Il faut souligner que cette complainte n'est pas nouvelle. Elle met à nu la vieille doléance des athlètes. A savoir le grand écart ou déséquilibre constaté dans le traitement ou la récompense des sportifs lors des compétitions internationales. Pour l'engouement qu'il suscite au rang des disciplines sportives, le football a tout le temps occupé une place de choix.

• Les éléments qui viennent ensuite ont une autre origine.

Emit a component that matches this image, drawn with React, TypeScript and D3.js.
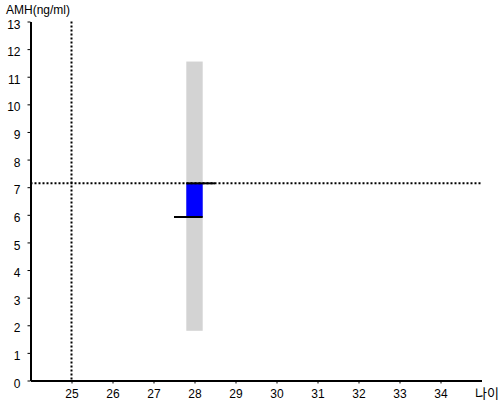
import { useEffect, useRef } from 'react';
import * as d3 from 'd3';

const xTicks = [25, 26, 27, 28, 29, 30, 31, 32, 33, 34];
const yTicks = [0, 1, 2, 3, 4, 5, 6, 7, 8, 9, 10, 11, 12, 13];
// normal range (grey) and patient value (blue) at age 28
const ageValue = 28;
const normalRange = [1.8, 11.55];
const patientRange = [5.92, 7.14];
const refAge = 25;
const refAmh = 7.14;

const App = () => {
  const ref = useRef<SVGSVGElement>(null);
  const width = 500;
  const height = 400;

  useEffect(() => {
    if (!ref.current) return;
    const svg = d3.select(ref.current);
    svg.selectAll('*').remove();
    const font = '"Liberation Sans", Arial, "Noto Sans CJK KR", sans-serif';

    const x = d3.scaleLinear().domain([24, 35]).range([30.5, 481.5]);
    const y = d3.scaleLinear().domain([0, 13]).range([380.5, 21.5]);

    // grey normal band
    svg
      .append('rect')
      .attr('x', x(ageValue - 0.2))
      .attr('width', x(ageValue + 0.2) - x(ageValue - 0.2))
      .attr('y', y(normalRange[1]))
      .attr('height', y(normalRange[0]) - y(normalRange[1]))
      .attr('fill', '#d3d3d3');

    // blue patient bar
    svg
      .append('rect')
      .attr('x', x(ageValue - 0.2))
      .attr('width', x(ageValue + 0.2) - x(ageValue - 0.2))
      .attr('y', y(patientRange[1]))
      .attr('height', y(patientRange[0]) - y(patientRange[1]))
      .attr('fill', '#0000ff');

    // whiskers
    svg
      .append('line')
      .attr('x1', x(ageValue - 0.2))
      .attr('x2', x(ageValue + 0.5))
      .attr('y1', y(patientRange[1]))
      .attr('y2', y(patientRange[1]))
      .attr('stroke', '#000')
      .attr('stroke-width', 2);
    svg
      .append('line')
      .attr('x1', x(ageValue - 0.5))
      .attr('x2', x(ageValue + 0.2))
      .attr('y1', y(patientRange[0]))
      .attr('y2', y(patientRange[0]))
      .attr('stroke', '#000')
      .attr('stroke-width', 2);

    // dotted reference lines
    svg
      .append('line')
      .attr('x1', x(24))
      .attr('x2', x(35))
      .attr('y1', y(refAmh))
      .attr('y2', y(refAmh))
      .attr('stroke', '#000')
      .attr('stroke-width', 2)
      .attr('stroke-dasharray', '2,2');
    svg
      .append('line')
      .attr('x1', x(refAge))
      .attr('x2', x(refAge))
      .attr('y1', y(13))
      .attr('y2', y(0))
      .attr('stroke', '#000')
      .attr('stroke-width', 2)
      .attr('stroke-dasharray', '2,2');

    // axes
    const xAxis = svg
      .append('g')
      .attr('transform', `translate(0, ${y(0)})`)
      .call(d3.axisBottom(x).tickValues(xTicks).tickSize(3).tickSizeOuter(0));
    xAxis.select('.domain').attr('stroke', '#000').attr('stroke-width', 2);
    xAxis
      .selectAll('text')
      .attr('dy', '0.95em')
      .style('font-family', font)
      .style('font-size', '12px')
      .attr('fill', '#000');

    const yAxis = svg
      .append('g')
      .attr('transform', `translate(${x(24)}, 0)`)
      .call(d3.axisLeft(y).tickValues(yTicks).tickSize(3).tickSizeOuter(0));
    yAxis.select('.domain').attr('stroke', '#000').attr('stroke-width', 2);
    yAxis
      .selectAll('text')
      .attr('x', -10)
      .attr('dy', '0.55em')
      .style('font-family', font)
      .style('font-size', '12px')
      .attr('fill', '#000');

    svg
      .append('text')
      .attr('x', 6)
      .attr('y', 14)
      .style('font-family', font)
      .style('font-size', '12px')
      .text('AMH(ng/ml)');
    svg
      .append('text')
      .attr('x', 475)
      .attr('y', 398)
      .style('font-family', font)
      .style('font-size', '13px')
      .text('나이');
  }, []);

  return (
    <div style={{ position: 'absolute', left: 0, top: 0 }}>
      <svg ref={ref} width={width} height={height} />
    </div>
  );
};

export default App;
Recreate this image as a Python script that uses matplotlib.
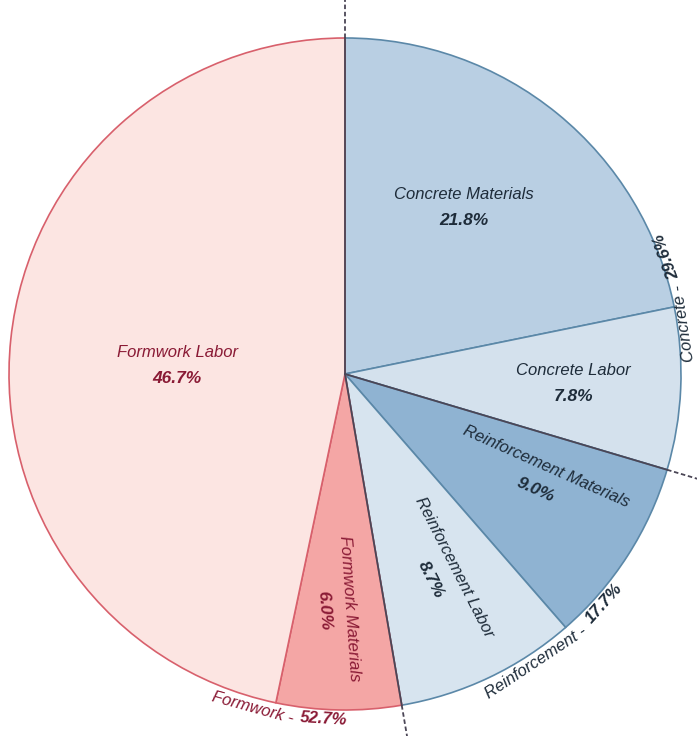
import numpy as np
import matplotlib
matplotlib.use("Agg")
import matplotlib.pyplot as plt

# ----- DATA -----
slice_names = ["Concrete Materials", "Concrete Labor", "Reinforcement Materials",
               "Reinforcement Labor", "Formwork Materials", "Formwork Labor"]
slice_pct = [21.8, 7.8, 9.0, 8.7, 6.0, 46.7]
group_names = ["Concrete", "Reinforcement", "Formwork"]
group_pct = [29.6, 17.7, 52.7]
group_of_slice = [0, 0, 1, 1, 2, 2]

# ----- STYLE -----
face = ["#b9cfe3", "#d4e1ed", "#8fb3d2", "#d7e4ef", "#f4a6a5", "#fce5e2"]
edge = ["#5b88a8", "#5b88a8", "#5b88a8", "#5b88a8", "#d8606c", "#d8606c"]
txt_blue = "#1e2c3a"
txt_red = "#8a1a35"
txt_col = [txt_blue, txt_blue, txt_blue, txt_blue, txt_red, txt_red]
FONT = ["Liberation Sans", "DejaVu Sans"]

# label placement: (radius fraction, angle, rotation)
inner_pos = [(0.61, 54.5, 0), (0.68, -2.5, 0), (0.66, -28, -24),
             (0.66, -64, -63), (0.70, -92, -86), (0.50, 177, 0)]
# centre angle and gap from rim of each rim label
outer_ang = [13.0, -52.0, -101.0]
outer_off = [7, 10, 10]

R = 336
cx, cy = 345, 374
W, H = 697, 736

fig = plt.figure(figsize=(W / 100, H / 100), dpi=100)
ax = fig.add_axes([0, 0, 1, 1])

wedges, _ = ax.pie(slice_pct, radius=R, startangle=90, counterclock=False,
                   colors=face, wedgeprops=dict(linewidth=1.2))
for w, ec in zip(wedges, edge):
    w.set_edgecolor(ec)

ax.set_aspect("auto")
ax.set_xlim(-cx, W - cx)
ax.set_ylim(-(H - cy), cy)
ax.axis("off")

# slice labels
for i, w in enumerate(wedges):
    frac, ang, rot = inner_pos[i]
    a = np.deg2rad(ang)
    x, y = frac * R * np.cos(a), frac * R * np.sin(a)
    # offset the two lines perpendicular to the text direction
    ra = np.deg2rad(rot)
    nx, ny = -np.sin(ra), np.cos(ra)
    d = 13
    ax.text(x + nx * d, y + ny * d, slice_names[i], family=FONT, style="italic",
            fontsize=12, color=txt_col[i], ha="center", va="center",
            rotation=rot, rotation_mode="anchor")
    ax.text(x - nx * d, y - ny * d, f"{slice_pct[i]:.1f}%", family=FONT,
            style="italic", fontweight="bold", fontsize=12.5, color=txt_col[i],
            ha="center", va="center", rotation=rot, rotation_mode="anchor")

# group boundaries: dark inside the pie, dashed outside
bounds = [90]
acc = 90
for g in range(len(group_names)):
    acc -= sum(p for p, gi in zip(slice_pct, group_of_slice) if gi == g) * 3.6
    bounds.append(acc)
for b in bounds[:-1]:
    c, s = np.cos(np.deg2rad(b)), np.sin(np.deg2rad(b))
    ax.plot([0, R * c], [0, R * s], lw=1.3, color="#4b4656", zorder=5)
    ax.plot([R * c, 1.12 * R * c], [R * s, 1.12 * R * s],
            ls=(0, (2.5, 1.5)), lw=1.3, color="#4b4656", zorder=5)

# group labels around the rim, each piece placed along the arc
renderer = fig.canvas.get_renderer()
gcol = [txt_blue, txt_blue, txt_red]
gap = 7
for g in range(len(group_names)):
    rr = R + outer_off[g]
    parts = [(group_names[g] + " -", "normal"), (f"{group_pct[g]:.1f}%", "bold")]
    widths = []
    for s, wt in parts:
        t = ax.text(0, 0, s, family=FONT, style="italic", fontweight=wt,
                    fontsize=12)
        widths.append(t.get_window_extent(renderer).width)
        t.remove()
    total = sum(widths) + gap
    start = outer_ang[g] - np.rad2deg(total / 2 / rr)
    pos = 0
    for (s, wt), wd in zip(parts, widths):
        ang = start + np.rad2deg((pos + wd / 2) / rr)
        a = np.deg2rad(ang)
        ax.text(rr * np.cos(a), rr * np.sin(a), s, family=FONT, style="italic",
                fontweight=wt, fontsize=12, color=gcol[g], ha="center",
                va="center", rotation=ang + 90, rotation_mode="anchor")
        pos += wd + gap

fig.savefig("out.png", dpi=100)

Au point d'être grassement récompensé à travers des centaines de millions à titre de primes spéciales, de maisons clés en main ou terrains au lendemain des victoires continentales des équipes nationales toutes catégories confondues entre 2022 et 2023. A l'instar du sport- roi, le basketball n'a pas été le moins démuni si l'on s'en réfère au dernier titre remporté par les Lionnes à l'Afrobasket 2015. Avec au bout une prime spéciale de 10 millions et un appartement.
« Il est temps de changer la donne »
Un montant que les autres disciplines n'ont cessé de décrier et de le qualifier comme une absence d'équité sportive voire une injustice. En première, la Fédération sénégalaise d'athlétisme qui est en phase avec les récriminations de Louis François Mendy.
Selon Bara Thiam Vice- président de la FSA, « l'athlète est dans son bon droit. En tant que prochain porte-étendard de la délégation sénégalaise aux JO, il a lancé un cri de coeur par rapport à une inégalité liée aux primes. Que l'on soit footballeur, basketteur, karatéka ou athlète, un champion d'Afrique reste un champion d'Afrique. Aujourd'hui, il doit y avoir une équité dans le traitement des sports de haut-niveau. C'est très vieille doléance qui n'a pas encore trouvé solution. Tous les régimes qui sont passées ont échoué là-dessus. Aujourd'hui comme on parle de rupture, il est temps. », a-t-il réagi.
Le responsable fédéral n'en interpelle pas moins l'Etat pour un changement de paradigme dans le traitement des athlètes sénégalais. Ce qui, à son avis, est devenu une urgence. « Il est temps de changer la donne. Dès le retour des athlètes, nous allons essayer de rencontrer la ministre pour qu'il nous prête une oreille attentive pour qu'on lui explique de façon nette quels sont les problèmes liés à ces primes.
Ce, pour qu'elle puisse conseiller le Président de la République et expliquer au Premier ministre afin qu'ils prennent les mesures nécessaires. Aujourd'hui, il est plus qu'urgent de régler cette situation. Sinon, cela peut créer demain un dysfonctionnement au sein des fédérations sportives », soutient-il. Un appel qui sonne sans doute comme un clin d'oeil des nombreux sportifs à l'Etat qu'il invite à une rupture dans les récompenses, la prise en charge des disciplines et les disparités qui perdurent dans le sport sénégalais. Conformément au slogan « Jub, Jubel, Jubanti » qui a été mis en avant par les nouvelles autorités du pays.